I am new to this group and had few questions that I wanted to ask. I am  someone who used to be overweight and have lost considerable amount of  weight recently (34kgs to be exact). I am 6ft tall and weigh about 72kgs  now. However, my body is still out of shape and hence why I have  decided to follow a work out plan that will help me gain strength, bring  my body back in shape and build muscles.

However, I cannot go to gym. It's too far way from my home and I have no  time to travel that far right now. Does anyone have a specific work out  plan that I can follow at home? I do have couple of dumbbells at home  (weighing 3kgs each), but I was hoping for a work out plan that required  no use of additional equipment - that's not a big deal though and I can  buy heavier set of dumbbells, if required.

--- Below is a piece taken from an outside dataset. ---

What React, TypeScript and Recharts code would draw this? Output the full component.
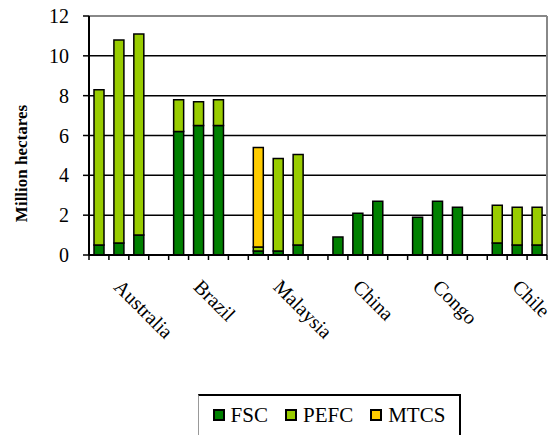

I know nothing about building your body and can do with lot of help here. I hope I get some good advice here.

p.s. I am sorry if similar thread has been made before, I am new here  and will be browsing through this forum during rest of my day.


----------



## Jin (Oct 15, 2017)

Welcome,

No active members on this board train without equipment; many have pretty well equipped home gyms, if they don't go to a gym. If you're new to working out/resistance training then there's no sense in you buying a bunch of equipment that you may or may not end up using. So I'd recommend searching for a calisthenics training program online and follow that. As a beginner most any program will yield results. 

As for the 3kg dumbells: better off using them as paper weights. I'm not being sarcastic. 

Folks here will be able to give support on diet and give feedback on any workout you find and have questions on. 

How did you lose the weight?


----------



## Kasherio (Oct 15, 2017)

Jin said:


> Welcome,
> 
> No active members on this board train without equipment; many have pretty well equipped home gyms, if they don't go to a gym. If you're new to working out/resistance training then there's no sense in you buying a bunch of equipment that you may or may not end up using. So I'd recommend searching for a calisthenics training program online and follow that. As a beginner most any program will yield results.
> 
> ...



To be honest, I am not looking to really bulk up. I just want to give a  nice shape to my body and gain some strength. bulking up may come later,  but not right now. I have no idea how heavy dumbbells do I need to  achieve that. I am new to all this. 

As for losing weight, I just controlled my diet and did a lot of regular running/cycling. That worked for me.


----------



## Jin (Oct 15, 2017)

Kasherio said:


> To be honest, I am not looking to really bulk up. I just want to give a  nice shape to my body and gain some strength. bulking up may come later,  but not right now. I have no idea how heavy dumbbells do I need to  achieve that. I am new to all this.
> 
> As for losing weight, I just controlled my diet and did a lot of regular running/cycling. That worked for me.



Nobody thinks you're trying to bulk


----------



## stonetag (Oct 15, 2017)

As stated before on here there are 150 billion workout ideas if you google it, Welcome to the UG.
*Drops mic*


----------



## Kasherio (Oct 15, 2017)

stonetag said:


> As stated before on here there are 150 billion workout ideas if you google it, Welcome to the UG.
> *Drops mic*



I actually spent good amount of my time googling similar stuff. Most of those articles turn out to be click-bait. I was looking for personal experiences and hence why I joined this forum.


----------



## Jin (Oct 15, 2017)

Hmm, I just googled calisthenics and most of the results were workout programs and none of them were clickbate. 

Nobody's going to design you a workout program. That's not what happens here, never is. We can provide feedback and guidance.

here are some key terms you may want to explore:
pull-ups
chin-ups
pushups 
squats
lunges
plank


----------



## PillarofBalance (Oct 15, 2017)

This site is really geared towards juice heads and people suffering from bigorexia. You are kind of in the wrong crowd. What you are looking to do is very simple and like Jin says Google is your friend.


----------